The electronic structures and dielectric functions of ${\mathrm{Zr}}_3{\mathrm{N}}_4$ were studied by a first-principles density-functional method. Three different structure models were used: (1) ZrN in a rocksalt structure with an ordered Zr vacancy, or ${\mathrm{Zr}}_3\square {\mathrm{N}}_4,$ (2) $c-{\mathrm{Zr}}_3{\mathrm{N}}_4$ in the cubic spinel structure and (3) $o-{\mathrm{Zr}}_3{\mathrm{N}}_4$ in the orthorhombic structure. All three structures of ${\mathrm{Zr}}_3{\mathrm{N}}_4$ are found to be insulators with small indirect band gaps.
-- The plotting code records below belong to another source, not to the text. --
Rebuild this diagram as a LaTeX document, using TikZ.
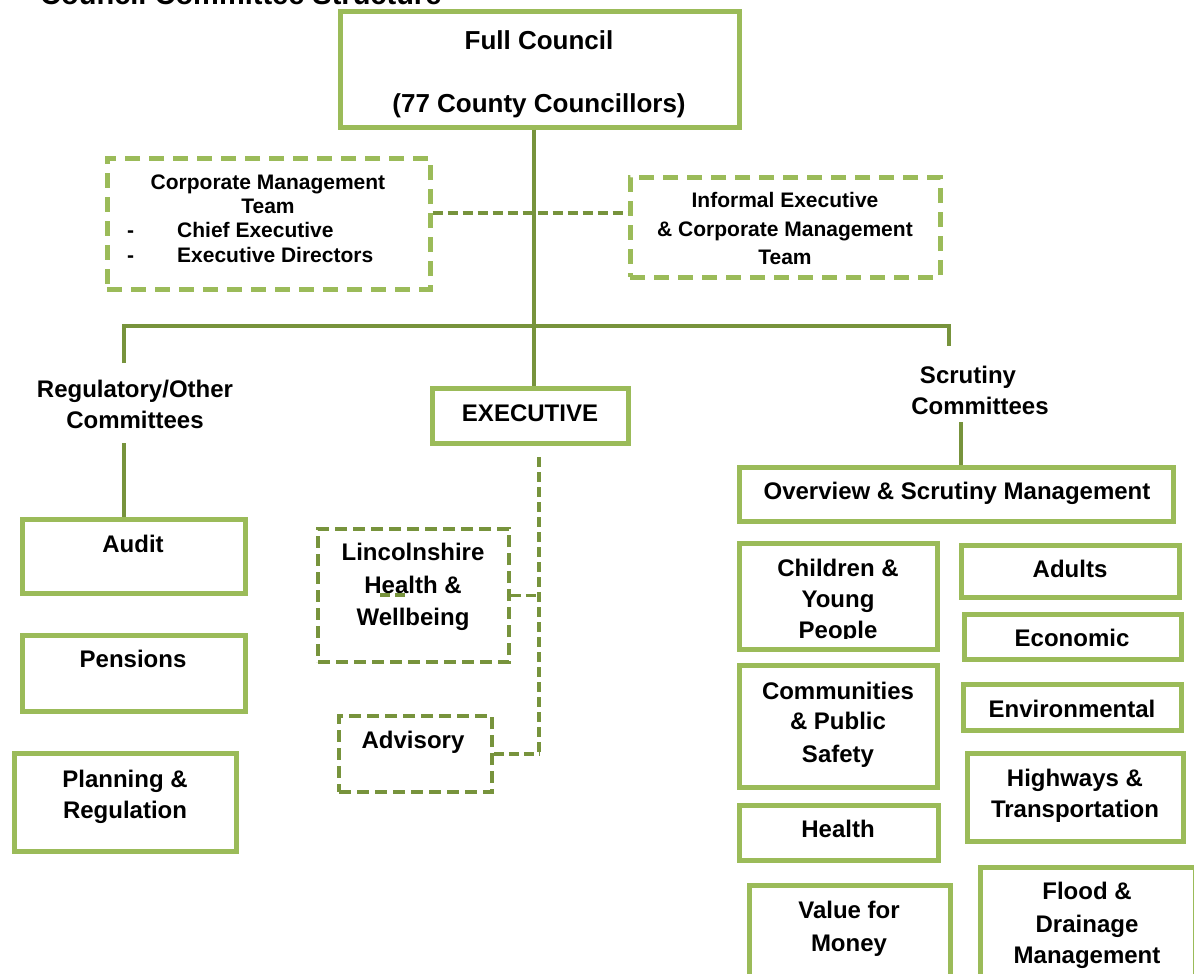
\documentclass[tikz,border=0pt]{standalone}
\usepackage{fontspec}
\setmainfont{Liberation Sans}
\usetikzlibrary{fit}
\definecolor{lgreen}{HTML}{9BBB59}
\definecolor{dgreen}{HTML}{77933C}
\begin{document}
\begin{tikzpicture}[x=1pt,y=-1pt,
 box/.style={draw=lgreen, line width=5pt, inner sep=0pt, rectangle},
 ldbox/.style={draw=lgreen, line width=5pt, inner sep=0pt, rectangle, dash pattern=on 15pt off 9pt},
 ddbox/.style={draw=dgreen, line width=3.5pt, inner sep=0pt, rectangle, dash pattern=on 12pt off 6pt},
 conn/.style={draw=dgreen, line width=3.5pt},
 dconn/.style={draw=dgreen, line width=3.2pt, dash pattern=on 10pt off 5pt},
 lbl/.style={inner sep=0pt, anchor=base, font=\fontsize{24}{29}\selectfont\bfseries},
 slbl/.style={lbl, font=\fontsize{21}{25}\selectfont\bfseries},
 blbl/.style={lbl, font=\fontsize{26}{31}\selectfont\bfseries},
]
\useasboundingbox (0,0) rectangle (1194,974);
\fill[white] (0,0) rectangle (1194,974);

% title (cut at top, as in the reference)
\node[lbl, anchor=base west, font=\fontsize{29}{34}\selectfont\bfseries] (title) at (40,5) {Council Committee Structure};

% ---------- boxes ----------
\node[box, fit={(340,12)(739,127)}] (fc) {};
\node[ldbox, fit={(107,158)(430,289)}] (cmt) {};
\node[ldbox, fit={(630,177)(940,277)}] (iec) {};
\node[box, fit={(432,388)(628,443)}] (exec) {};
\node[box, fit={(22,519)(245,593)}] (audit) {};
\node[box, fit={(22,635)(245,711)}] (pens) {};
\node[box, fit={(14,753)(236,851)}] (plan) {};
\node[ddbox, fit={(318,529)(509,662)}] (linc) {};
\node[ddbox, fit={(339,716)(492,792)}] (adv) {};
\node[box, fit={(739,467)(1173,521)}] (ovw) {};
\node[box, fit={(739,543)(937,649)}] (cyp) {};
\node[box, fit={(961,545)(1179,597)}] (adults) {};
\node[box, fit={(964,614)(1181,659)}] (econ) {};
\node[box, fit={(739,665)(937,787)}] (comm) {};
\node[box, fit={(963,684)(1181,730)}] (env) {};
\node[box, fit={(967,753)(1183,841)}] (hwy) {};
\node[box, fit={(739,805)(938,860)}] (health) {};
\node[box, fit={(749,885)(950,990)}] (vfm) {};
\node[box, fit={(980,867)(1195,990)}] (flood) {};

% ---------- labels ----------
\node[blbl] (fc1) at (539,49) {Full Council};
\node[blbl] (fc2) at (539,112) {(77 County Councillors)};

\node[slbl] (cmt1) at (268,189) {Corporate Management};
\node[slbl] (cmt2) at (268,213) {Team};
\node[slbl, anchor=base west] (cmt3d) at (127,237) {-};
\node[slbl, anchor=base west] (cmt3) at (177,237) {Chief Executive};
\node[slbl, anchor=base west] (cmt4d) at (127,262) {-};
\node[slbl, anchor=base west] (cmt4) at (177,262) {Executive Directors};

\node[slbl] (iec1) at (785,207) {Informal Executive};
\node[slbl] (iec2) at (785,236) {\& Corporate Management};
\node[slbl] (iec3) at (785,264) {Team};

\node[lbl] (reg1) at (135,397) {Regulatory/Other};
\node[lbl] (reg2) at (135,428) {Committees};
\node[lbl] (execl) at (530,421) {EXECUTIVE};
\node[lbl] (scr1) at (968,383) {Scrutiny};
\node[lbl] (scr2) at (980,414) {Committees};

\node[lbl] (auditl) at (133,552) {Audit};
\node[lbl] (pensl) at (133,667) {Pensions};
\node[lbl] (plan1) at (125,787) {Planning \&};
\node[lbl] (plan2) at (125,818) {Regulation};

\node[lbl] (linc1) at (413,560) {Lincolnshire};
\node[lbl] (linc2) at (413,593) {Health \&};
\node[lbl] (linc3) at (413,625) {Wellbeing};
\node[lbl] (advl) at (413,748) {Advisory};

\node[lbl] (ovwl) at (957,499) {Overview \& Scrutiny Management};
\node[lbl] (cyp1) at (838,576) {Children \&};
\node[lbl] (cyp2) at (838,607) {Young};
\begin{scope}
\clip (745,540) rectangle (935,638);
\node[lbl] (cyp3) at (838,638) {People};
\end{scope}
\node[lbl] (adultsl) at (1070,577) {Adults};
\node[lbl] (econl) at (1072,646) {Economic};
\node[lbl] (comm1) at (838,699) {Communities};
\node[lbl] (comm2) at (838,729) {\& Public};
\node[lbl] (comm3) at (838,762) {Safety};
\node[lbl] (envl) at (1072,717) {Environmental};
\node[lbl] (hwy1) at (1075,786) {Highways \&};
\node[lbl] (hwy2) at (1075,817) {Transportation};
\node[lbl] (healthl) at (838,837) {Health};
\node[lbl] (vfm1) at (849,918) {Value for};
\node[lbl] (vfm2) at (849,951) {Money};
\node[lbl] (flood1) at (1087,899) {Flood \&};
\node[lbl] (flood2) at (1087,932) {Drainage};
\node[lbl] (flood3) at (1087,963) {Management};

% ---------- connectors ----------
\coordinate (hub) at (534,326);
\coordinate (hl) at (124,326);
\coordinate (hr) at (949,326);
\coordinate (regtop) at (124,363);
\coordinate (regbot) at (124,443);
\coordinate (scrtop) at (949,346);
\coordinate (scrbot) at (961,422);
\coordinate (exbot) at (539,457);
\coordinate (exend) at (539,756);

\draw[conn] (fc.south -| hub) -- (exec.north -| hub);
\draw[conn] (regtop) -- (hl) -- (hr) -- (scrtop);
\draw[conn] (regbot) -- (audit.north -| regbot);
\draw[conn] (scrbot) -- (ovw.north -| scrbot);

\draw[dconn] (cmt.east |- 0,213) -- (iec.west |- 0,213);
\draw[dconn] (exbot) -- (exend);
\draw[dconn] (linc.east) -- (linc.east -| exbot);
\draw[dconn] (adv.east) -- (adv.east -| exend);
\draw[dconn] (380,595) -- (407,595);
\end{tikzpicture}
\end{document}
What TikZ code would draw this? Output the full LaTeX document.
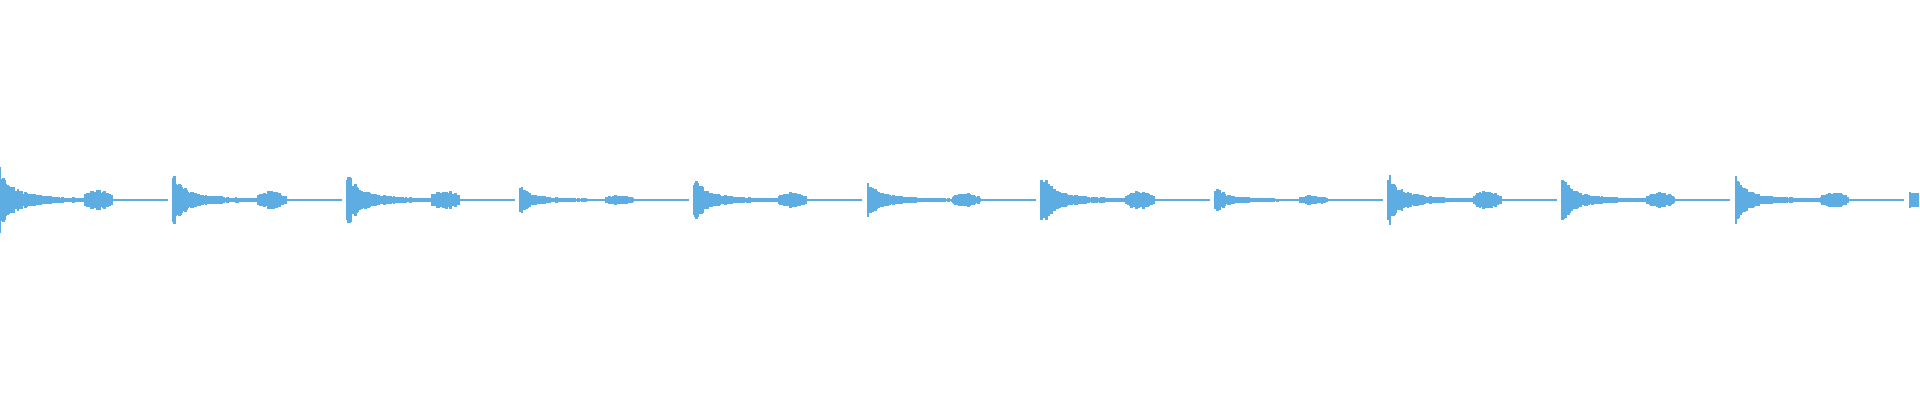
\documentclass[tikz,border=0pt]{standalone}
\usepackage{tikz}
\definecolor{wave}{RGB}{93,173,226}
\tikzset{sample/.style={wave,line width=0.8pt}}

\begin{document}
\begin{tikzpicture}
\useasboundingbox (0,0) rectangle (19.2,4);
\pgfmathsetseed{7}
% one burst per beat: onset, decay, small second hit, flat tail
\foreach \s/\a in {0/0.34,1.736/0.28,3.472/0.30,5.208/0.14,6.944/0.24,8.68/0.20,10.416/0.28,12.152/0.14,13.888/0.28,15.624/0.24,17.36/0.24}{
  \draw[sample,line width=0.4pt] (\s,2.0) -- ++(1.68,0);
  \foreach \t in {0,0.012,...,1.3}{
    \pgfmathsetmacro{\h}{\a*(0.7*exp(-\t/0.09)+0.3*exp(-\t/0.45))*(0.6+0.4*rnd)+(\t>0.84)*(\t<1.12)*0.28*\a*(0.6+0.4*rnd)*(0.4+0.6*sin(180*(\t-0.84)/0.28))+0.006}
    \draw[sample] (\s+\t,2.0-\h) -- (\s+\t,2.0+\h);
  }
}
% last burst cut by the right edge
\foreach \t in {0,0.012,...,0.08}{
  \pgfmathsetmacro{\h}{0.09*(0.7+0.3*rnd)}
  \draw[sample] (19.1+\t,2.0-\h) -- (19.1+\t,2.0+\h);
}
\end{tikzpicture}
\end{document}
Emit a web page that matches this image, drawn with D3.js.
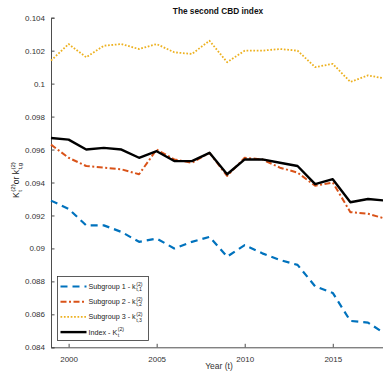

This appears to be consistent with experimental observation that ${\mathrm{Zr}}_3{\mathrm{N}}_4$ is an insulator. Total-energy (E) calculations show that ${\mathrm{Zr}}_3\square {\mathrm{N}}_4$ has an expanded lattice constant compared to ZrN by about 0.75%, and that $E\left({\mathrm{Zr}}_3\square {\mathrm{N}}_4\right)<E(o-{\mathrm{Zr}}_3{\mathrm{N}}_4)<E(c-{\mathrm{Zr}}_3{\mathrm{N}}_4)$ which indicates that the ordered defect model for ${\mathrm{Zr}}_3{\mathrm{N}}_4$ is valid. It is further demonstrated that past calculations showing ${\mathrm{Zr}}_3\square {\mathrm{N}}_4$ to be a metal were caused by the failure to relax the vacancy structure. The electronic structures and the optical dielectric functions for all three models were calculated and analyzed in detail. The ${\mathrm{Zr}}_3\square {\mathrm{N}}_4$ model again shows the best overall agreement with available experimental data. All three structures have relatively large optical dielectric constants at zero frequency. Possible implications from these calculations are discussed.